Cross and Glory

I’m a long time basketball fan, although I usually like the NCAA better than the NBA. But somewhere close is an image of LeBron James after the game 6 loss. The Miami Heat were put together with one idea in mind – glory. They were built to win. Yet they lost. LeBron’s face says it all. This was not supposed to happen.

It interests me that a guy often called ‘the chosen one’ who goes around as the new ‘King James’ doesn’t really get the karma he’s tempting. The chosen one may win in the end – the messiah sits enthroned – but it is after the cross. The story of the authorized King James is that God is most fully revealed in suffering. The hour of his glorification is when he is lifted up…on the cross.

We naturally equate losing with the loss of God’s favor. God smiles on us when we are winning. And that is almost exactly the opposite of the truth. Any athlete knows he’s on the right path when the coach is yelling at him the most fierce. There is that moment in Hoosiers when Gene Hackman is trying to explain why he punched that kid all those years ago. “He was the best I ever coached…” Paul tells us to “rejoice in our sufferings (Rom 5:3)” or “that he might share in his sufferings (Phil 3:10)”. But that is not how we act.

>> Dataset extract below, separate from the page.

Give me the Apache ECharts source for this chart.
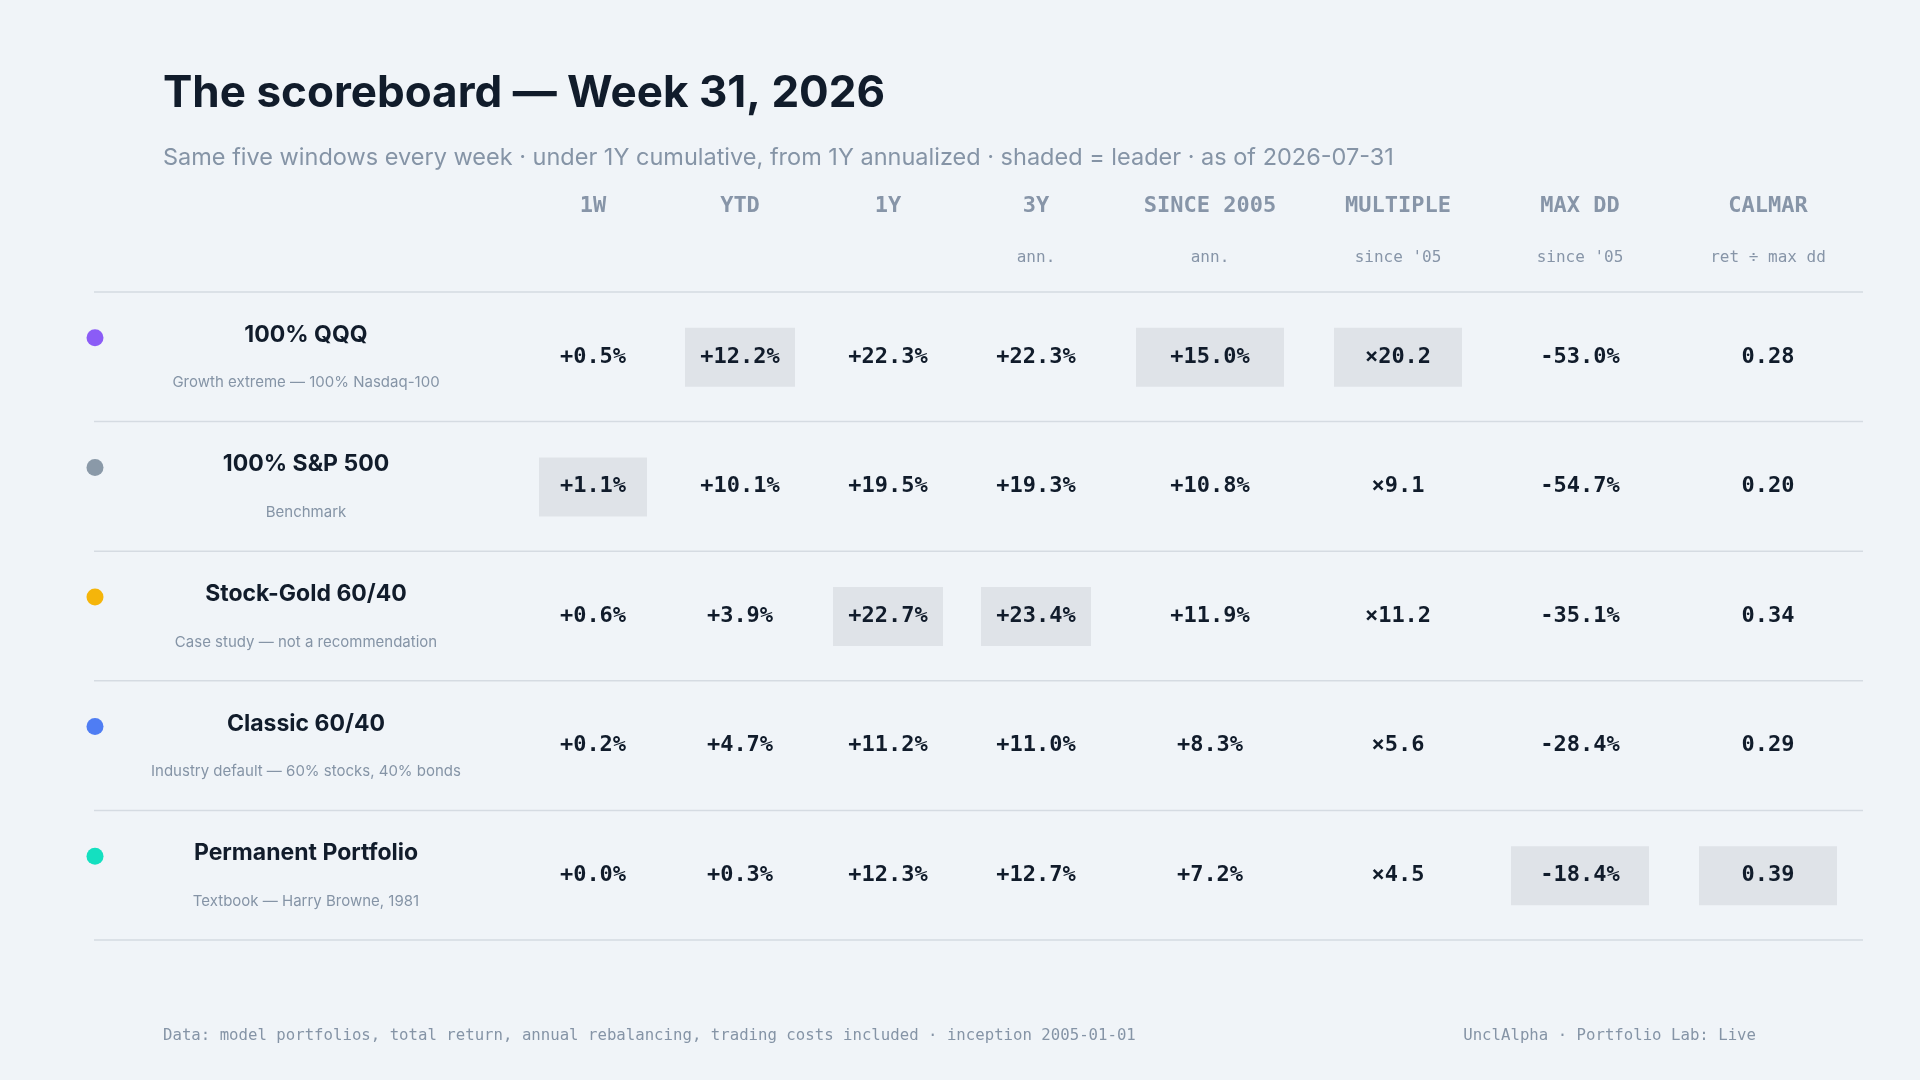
<!DOCTYPE html>
<html><head><meta charset="utf-8">
<script src="https://cdn.jsdelivr.net/npm/echarts@6/dist/echarts.min.js"></script>
<style>html,body{margin:0;background:#f0f4f8}#c{width:1920px;height:1080px}</style>
</head><body><div id="c"></div>
<script>
// table data
var columns = ['1W', 'YTD', '1Y', '3Y', 'SINCE 2005', 'MULTIPLE', 'MAX DD', 'CALMAR'];
var subHeads = ['', '', '', 'ann.', 'ann.', "since '05", "since '05", 'ret ÷ max dd'];
var portfolios = ['100% QQQ', '100% S&P 500', 'Stock-Gold 60/40', 'Classic 60/40', 'Permanent Portfolio'];
var descriptions = ['Growth extreme — 100% Nasdaq-100', 'Benchmark', 'Case study — not a recommendation',
  'Industry default — 60% stocks, 40% bonds', 'Textbook — Harry Browne, 1981'];
var dotColors = ['#8b5cf6', '#8a99a8', '#f5b50a', '#4f7df3', '#14e0c0'];
var values = [
  ['+0.5%', '+12.2%', '+22.3%', '+22.3%', '+15.0%', '×20.2', '-53.0%', '0.28'],
  ['+1.1%', '+10.1%', '+19.5%', '+19.3%', '+10.8%', '×9.1', '-54.7%', '0.20'],
  ['+0.6%', '+3.9%', '+22.7%', '+23.4%', '+11.9%', '×11.2', '-35.1%', '0.34'],
  ['+0.2%', '+4.7%', '+11.2%', '+11.0%', '+8.3%', '×5.6', '-28.4%', '0.29'],
  ['+0.0%', '+0.3%', '+12.3%', '+12.7%', '+7.2%', '×4.5', '-18.4%', '0.39']
];
// leader row index for each column
var leaders = [1, 0, 2, 2, 0, 0, 4, 4];

// layout
var colX = [593, 740, 888, 1036, 1210, 1398, 1580, 1768];
var boxW = [108, 110, 110, 110, 148, 128, 138, 138];
var rowTop = 292, rowH = 129.6;
var mono = '"DejaVu Sans Mono", monospace';
var sans = 'Inter, "Noto Sans", sans-serif';

var cells = [];
for (var r = 0; r < portfolios.length; r++) {
  for (var c = 0; c < columns.length; c++) {
    cells.push([colX[c], rowTop + rowH * (r + 0.5), values[r][c], leaders[c] === r ? 1 : 0, c]);
  }
}
var rowData = portfolios.map(function (p, i) { return [306, rowTop + rowH * (i + 0.5), i]; });
var lineData = [];
for (var i = 0; i <= portfolios.length; i++) lineData.push([94, rowTop + rowH * i]);

var chart = echarts.init(document.getElementById('c'));
chart.setOption({
  backgroundColor: '#f0f4f8',
  animation: false,
  grid: { left: 0, right: 0, top: 0, bottom: 0 },
  xAxis: { type: 'value', min: 0, max: 1920, show: false },
  yAxis: { type: 'value', min: 0, max: 1080, inverse: true, show: false },
  graphic: [
    { type: 'text', left: 163, top: 72, style: { text: 'The scoreboard — Week 31, 2026', font: 'bold 44px ' + sans, fill: '#111c2b' } },
    { type: 'text', left: 163, top: 146, style: { text: 'Same five windows every week · under 1Y cumulative, from 1Y annualized · shaded = leader · as of 2026-07-31', font: '23.5px ' + sans, fill: '#8594a6' } },
    { type: 'text', left: 163, top: 1028, style: { text: 'Data: model portfolios, total return, annual rebalancing, trading costs included · inception 2005-01-01', font: '15.7px ' + mono, fill: '#8594a6' } },
    { type: 'text', right: 164, top: 1028, style: { text: 'UnclAlpha · Portfolio Lab: Live', font: '15.7px ' + mono, fill: '#8594a6', align: 'right' } }
  ].concat(columns.map(function (h, c) {
    return { type: 'group', children: [
      { type: 'text', x: colX[c], y: 206, style: { text: h, font: 'bold 22px ' + mono, fill: '#8795a8', align: 'center', verticalAlign: 'middle' } },
      { type: 'text', x: colX[c], y: 258, style: { text: subHeads[c], font: '16px ' + mono, fill: '#8795a8', align: 'center', verticalAlign: 'middle' } }
    ] };
  })),
  series: [
    {
      type: 'custom', data: lineData,
      renderItem: function (params, api) {
        var p = api.coord([api.value(0), api.value(1)]);
        var q = api.coord([1863, api.value(1)]);
        return { type: 'line', shape: { x1: p[0], y1: p[1], x2: q[0], y2: q[1] }, style: { stroke: '#d5dbe2', lineWidth: 1.5 } };
      }
    },
    {
      type: 'custom', data: rowData,
      renderItem: function (params, api) {
        var p = api.coord([api.value(0), api.value(1)]);
        var i = api.value(2);
        return { type: 'group', children: [
          { type: 'circle', shape: { cx: 95, cy: p[1] - 19, r: 8.5 }, style: { fill: dotColors[i] } },
          { type: 'text', x: p[0], y: p[1] - 22, style: { text: portfolios[i], font: 'bold 23px ' + sans, fill: '#111c2b', align: 'center', verticalAlign: 'middle' } },
          { type: 'text', x: p[0], y: p[1] + 26, style: { text: descriptions[i], font: '15px ' + sans, fill: '#8594a6', align: 'center', verticalAlign: 'middle' } }
        ] };
      }
    },
    {
      type: 'custom', data: cells,
      renderItem: function (params, api) {
        var p = api.coord([api.value(0), api.value(1)]);
        var c = api.value(4);
        var kids = [];
        if (api.value(3)) kids.push({ type: 'rect', shape: { x: p[0] - boxW[c] / 2, y: p[1] - 29, width: boxW[c], height: 59 }, style: { fill: '#dfe3e8' } });
        kids.push({ type: 'text', x: p[0], y: p[1], style: { text: cells[params.dataIndex][2], font: 'bold 22px ' + mono, fill: '#111c2b', align: 'center', verticalAlign: 'middle' } });
        return { type: 'group', children: kids };
      }
    }
  ]
});
</script></body></html>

What do I brag about or publish? And upward trending attendance line. A successful Sunday School. A balanced church budget or at least close. Why? Because those things mean God is working, right?

Maybe. But the suffering might be closer to the glory. It might be more real. It might be the better preparation. Because suffering produces perseverance, and perseverance character, and character hope; and hope does not disappoint.

Did you ever have a time in your life where you had all the glory but felt nothing? or were completely defeated, but yet new that this was real?